There are little bits of information regarding self-immolation which are kind of coming together experientially (although no way to tell if this is genuine until it happens of course).
This stuff is quite bizarre so it is tricky to put down into writing, which is partly why I want to try, to crystallise/challenge this understanding further.
There is like a dichotomy in the way I look at the self - whether I consider it from the angle of identity or of instinctual being. The identity is clearly seen to be a belief, it is nothing but a belief, therefore it is made of ‘air’. The instinctual being however seems to carry some kind of ‘weight’, because it is not just a product of socialisation, it is a result of evolution. Therefore it seems concrete, like hardware as opposed to software. Whereas I can see the identity clearly as software, made of nothing but a big misunderstanding lol - an error just waiting to be corrected.
But of course this kinda splitting is more to do with my beliefs/feelings, so I was trying to get at the core of it today. What is it that actually goes? What is the nature of that which happens at self-immolation (is it a physical altering or is it more a complete seeing through of that which is not actual).
What I can see is that a lot of what we call ‘human nature’ is basically that which we consider to be set in stone, yet actually it is just more beliefs. Therefore I have serious suspicions about the instinctual being as something that is in any way concrete even if it arose evolutionarily, I guess why cannot an illusion arise evolutionarily, as a bi-product of consciousness evolving. It seems to me that self immolation is simply the end of an illusion, it is the final correction of a big misunderstanding - that ‘I’ exist in the first place.
Once the illusion disappears there is no longer a possibility for the instinctual passions to exist because they needed a ‘me’ to exist (even though ‘I’ was the very passions). ‘I’ needed to believe that ‘I’ exist in order for the whole drama to play out.
I guess the very convoluted point I am trying to get at is that self immolation appears to more closely resemble the ending of a belief, it just happens that the belief dispelled is that ‘I’ exist in the first place.
With the belief in ‘me’ collapsing so goes the ‘reality’, which ‘I’ existed in, so too go the emotions which required an ‘entity’ to have the emotions happen to. This entity being taken as a fact allowed the drama to play out, with the final seeing through of the belief in ‘me’ there is simply no longer any possibility for anything to arise from the affective faculty, in fact the entire affective faculty collapses as it’s functionality required illusion.
This lines up experientially for me, because why is it that the transition to a PCE is always seamless? Why is it that I instantaneously realise that I have been this actual body this entire time, but it is just that ‘I’ believed that ‘I’ existed, until ‘I’ abdicated the throne for some time and was realised to be nothing but an illusion.

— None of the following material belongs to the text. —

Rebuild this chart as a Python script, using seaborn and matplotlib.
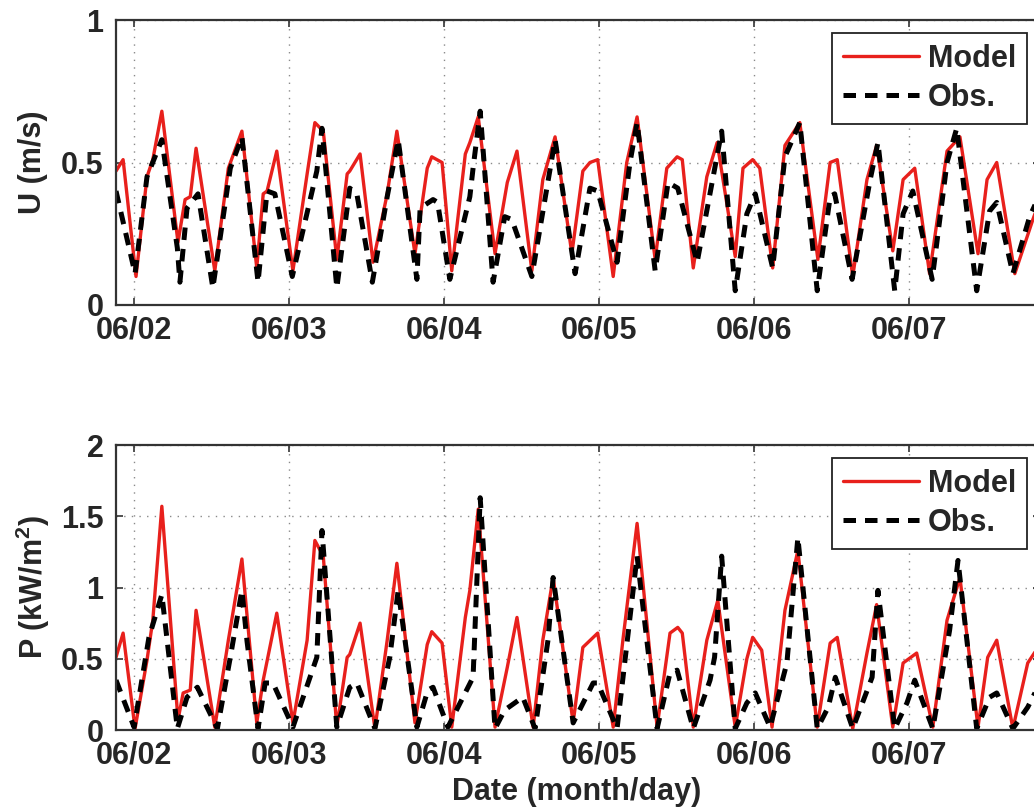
import numpy as np
import pandas as pd
import seaborn as sns
import matplotlib.pyplot as plt

# hours since 06/02 00:00
t_u_model = [-2.8, -1.7, 0.3, 2.0, 2.9, 4.3, 6.8, 7.9, 8.7, 9.6, 12.5, 14.6, 16.7, 19.0, 20.0, 20.6,
             22.1, 24.6, 26.8, 28.0, 29.3, 31.4, 33.0, 33.4, 35.0, 37.0, 39.2, 40.7, 43.5, 45.4, 46.1,
             47.7, 49.2, 51.3, 52.0, 53.3, 55.9, 57.8, 59.3, 61.6, 63.3, 65.2, 67.8, 69.5, 70.6, 71.8,
             74.2, 76.3, 77.9, 80.7, 82.5, 84.1, 84.9, 86.6, 88.7, 90.3, 93.1, 94.3, 95.8, 96.9, 98.9,
             100.8, 103.1, 105.9, 107.8, 108.9, 111.3, 113.5, 115.0, 117.5, 119.1, 120.9, 123.2, 125.9,
             127.9, 130.7, 132.1, 133.6, 136.4, 139.2, 140.3]
u_model = [0.47, 0.51, 0.10, 0.45, 0.51, 0.68, 0.22, 0.37, 0.38, 0.55, 0.12, 0.48, 0.61, 0.13, 0.39, 0.40,
           0.54, 0.12, 0.46, 0.64, 0.61, 0.16, 0.46, 0.47, 0.53, 0.15, 0.39, 0.61, 0.18, 0.48, 0.52,
           0.50, 0.12, 0.53, 0.57, 0.66, 0.18, 0.43, 0.54, 0.12, 0.44, 0.59, 0.18, 0.47, 0.50, 0.51,
           0.10, 0.50, 0.66, 0.16, 0.48, 0.52, 0.51, 0.13, 0.45, 0.57, 0.17, 0.48, 0.51, 0.48, 0.13,
           0.56, 0.64, 0.16, 0.50, 0.51, 0.10, 0.44, 0.56, 0.19, 0.44, 0.48, 0.11, 0.54,
           0.59, 0.18, 0.44, 0.50, 0.11, 0.30, 0.37]

t_u_obs = [-2.8, 0.15, 2.0, 4.3, 6.7, 7.1, 8.2, 9.9, 12.2, 14.9, 16.7, 19.2, 20.6, 21.8, 24.5, 28.3,
           29.1, 31.4, 33.4, 34.5, 36.9, 39.2, 40.9, 43.8, 44.3, 46.3, 47.0, 48.9, 52.0, 52.5, 53.6,
           55.6, 57.4, 58.5, 61.6, 65.2, 68.3, 70.6, 71.8, 74.8, 76.8, 77.9, 80.7, 82.7, 84.2, 87.2,
           89.6, 91.0, 93.1, 94.9, 96.2, 98.9, 100.8, 103.1, 105.8, 107.8, 108.5, 111.2, 114.0, 115.2,
           117.8, 119.1, 120.6, 123.6, 125.9, 127.4, 130.5, 132.5, 133.6, 136.1, 138.7, 140.3]
u_obs = [0.40, 0.11, 0.45, 0.58, 0.20, 0.08, 0.34, 0.39, 0.06, 0.48, 0.59, 0.08, 0.40, 0.39, 0.10, 0.47,
         0.62, 0.06, 0.41, 0.39, 0.08, 0.38, 0.58, 0.09, 0.34, 0.37, 0.36, 0.09, 0.38, 0.48, 0.68,
         0.08, 0.31, 0.30, 0.10, 0.58, 0.11, 0.41, 0.40, 0.15, 0.50, 0.64, 0.12, 0.43, 0.41, 0.15,
         0.44, 0.61, 0.05, 0.32, 0.39, 0.13, 0.52, 0.64, 0.05, 0.38, 0.39, 0.09, 0.44, 0.57,
         0.05, 0.32, 0.40, 0.09, 0.50, 0.62, 0.05, 0.33, 0.36, 0.11, 0.31, 0.39]

t_p_model = [-2.8, -1.7, 0.15, 2.0, 2.9, 4.3, 6.8, 7.6, 8.7, 9.6, 12.5, 14.6, 16.7, 19.0, 20.0, 22.1,
             24.6, 26.8, 28.0, 29.3, 31.4, 33.0, 33.4, 35.0, 37.3, 39.2, 40.7, 43.5, 45.4, 46.1, 47.7,
             49.2, 51.3, 52.0, 53.3, 55.9, 57.8, 59.3, 61.8, 63.3, 64.9, 68.0, 69.5, 71.8, 74.2, 75.7,
             77.9, 81.0, 83.0, 84.2, 84.9, 86.6, 88.7, 90.4, 93.1, 94.9, 95.8, 97.2, 98.8, 100.8, 102.8,
             105.8, 107.8, 108.9, 111.3, 113.5, 115.0, 117.5, 119.1, 121.2, 123.7, 125.9, 127.9, 130.7,
             132.2, 133.6, 136.1, 138.4, 140.3]
p_model = [0.51, 0.68, 0.01, 0.49, 0.77, 1.57, 0.07, 0.26, 0.28, 0.84, 0.02, 0.63, 1.20, 0.05, 0.35, 0.82,
           0.05, 0.63, 1.33, 1.22, 0.02, 0.51, 0.53, 0.75, 0.01, 0.63, 1.17, 0.05, 0.60, 0.69, 0.61,
           0.02, 0.79, 0.98, 1.55, 0.02, 0.44, 0.79, 0.02, 0.63, 1.07, 0.05, 0.58, 0.68, 0.02, 0.63,
           1.45, 0.02, 0.68, 0.72, 0.68, 0.02, 0.63, 0.91, 0.02, 0.50, 0.65, 0.56, 0.02, 0.84, 1.26,
           0.02, 0.61, 0.65, 0.01, 0.54, 0.88, 0.02, 0.47, 0.54, 0.02, 0.77, 1.07, 0.02,
           0.51, 0.63, 0.01, 0.47, 0.60]

t_p_obs = [-2.8, 0.0, 2.3, 4.3, 6.7, 8.2, 9.8, 12.9, 14.9, 16.7, 17.5, 19.2, 20.3, 21.5, 24.6, 28.3,
           29.1, 31.4, 33.4, 34.5, 37.3, 39.6, 40.9, 43.8, 45.5, 46.3, 48.6, 52.5, 53.6, 55.9, 57.4,
           60.2, 62.1, 64.1, 64.9, 68.0, 71.1, 71.8, 74.8, 77.9, 81.0, 83.0, 84.1, 86.6, 89.2, 89.9,
           91.0, 93.1, 94.9, 96.2, 98.5, 101.1, 102.8, 105.8, 107.5, 108.6, 111.3, 114.3, 115.2, 117.8,
           119.7, 120.9, 123.7, 126.3, 127.6, 130.5, 132.5, 133.6, 136.1, 138.4, 140.3]
p_obs = [0.35, 0.02, 0.65, 0.95, 0.01, 0.23, 0.30, 0.01, 0.51, 0.98, 0.62, 0.01, 0.33, 0.33, 0.02, 0.51,
         1.40, 0.02, 0.30, 0.33, 0.01, 0.51, 0.98, 0.02, 0.28, 0.30, 0.02, 0.37, 1.63, 0.01, 0.14,
         0.23, 0.01, 0.63, 1.07, 0.05, 0.33, 0.33, 0.01, 1.22, 0.01, 0.40, 0.42, 0.01, 0.35, 0.51,
         1.22, 0.01, 0.19, 0.26, 0.02, 0.47, 1.35, 0.01, 0.16, 0.37, 0.01, 0.37, 0.98, 0.01,
         0.19, 0.35, 0.01, 0.70, 1.19, 0.01, 0.23, 0.26, 0.01, 0.16, 0.33]

x_ticks = [0, 24, 48, 72, 96, 120]
x_labels = ['06/02', '06/03', '06/04', '06/05', '06/06', '06/07']
u_ticks = [0, 0.5, 1]
u_labels = ['0', '0.5', '1']
p_ticks = [0, 0.5, 1, 1.5, 2]
p_labels = ['0', '0.5', '1', '1.5', '2']

sns.set_theme(style='white')
plt.rcParams['font.family'] = ['Liberation Sans', 'DejaVu Sans']
plt.rcParams['font.weight'] = 'bold'
plt.rcParams['mathtext.fontset'] = 'custom'
plt.rcParams['mathtext.rm'] = 'Liberation Sans:bold'
plt.rcParams['mathtext.bf'] = 'Liberation Sans:bold'
plt.rcParams['mathtext.default'] = 'bf'

red = '#e8201c'
fs = 22

fig = plt.figure(figsize=(10.34, 8.11), dpi=100)
ax1 = fig.add_axes([116 / 1034, 1 - 305 / 811, 924 / 1034, 285 / 811])
ax2 = fig.add_axes([116 / 1034, 1 - 730 / 811, 924 / 1034, 285 / 811])


def draw_panel(ax, t_mod, v_mod, t_obs, v_obs, yticks, ylabels, ylim, ylabel, legend_top):
    sns.lineplot(x=t_mod, y=v_mod, ax=ax, color=red, lw=2.4, label='Model',
                 sort=False, estimator=None, solid_joinstyle='round')
    sns.lineplot(x=t_obs, y=v_obs, ax=ax, color='black', lw=3.6, linestyle=(0, (2.5, 1.8)),
                 label='Obs.', sort=False, estimator=None)
    ax.set_xlim(-2.8, 140.3)
    ax.set_ylim(*ylim)
    ax.set_xticks(x_ticks)
    ax.set_xticklabels(x_labels)
    ax.set_yticks(yticks)
    ax.set_yticklabels(ylabels)
    ax.grid(True, color='#8a8a8a', linestyle=(0, (1, 4.5)), lw=1.0)
    for s in ax.spines.values():
        s.set_color('#333333')
        s.set_linewidth(1.6)
    ax.tick_params(axis='both', which='major', direction='in', length=5, width=1.2,
                   color='#333333', labelsize=fs, top=True, right=True, bottom=True, left=True)
    ax.tick_params(axis='x', pad=7.5)
    ax.tick_params(axis='y', pad=9)
    ax.set_ylabel(ylabel, fontsize=fs, weight='bold', va='center')
    ax.yaxis.set_label_coords(-0.09, 0.5)
    ax.set_xlabel('')
    leg = ax.legend(loc='upper right', bbox_to_anchor=(1027 / 1034, 1 - legend_top / 811),
                    bbox_transform=fig.transFigure, borderaxespad=0,
                    prop={'weight': 'bold', 'size': fs}, handlelength=2.5, handletextpad=0.3,
                    borderpad=0.35, labelspacing=0.3, fancybox=False, framealpha=1,
                    edgecolor='#222222')
    leg.get_frame().set_linewidth(1.3)


draw_panel(ax1, t_u_model, u_model, t_u_obs, u_obs, u_ticks, u_labels, (0, 1), 'U (m/s)', 33)
draw_panel(ax2, t_p_model, p_model, t_p_obs, p_obs, p_ticks, p_labels, (0, 2),
           r'P (kW/m$^2$)', 458)

ax2.set_xlabel('Date (month/day)', fontsize=fs, weight='bold', va='center')
ax2.xaxis.set_label_coords(0.499, -0.2175)

fig.savefig('out.png', dpi=100)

It is always so obvious, so crystal clear, always the same sense of ‘how could I have been so blind this whole time’.
Contemplating this stuff is giving me some inklings that self-immolation is so very doable, that it ‘requires no energy at all’ as it is the ending of something that does not exist to begin with.
This is in contrast with the way I was looking at it previously which viewed it as some heroic shifting of the very hardware of the brain, a getting rid of some actual part/mechanism and replacing it with a new one.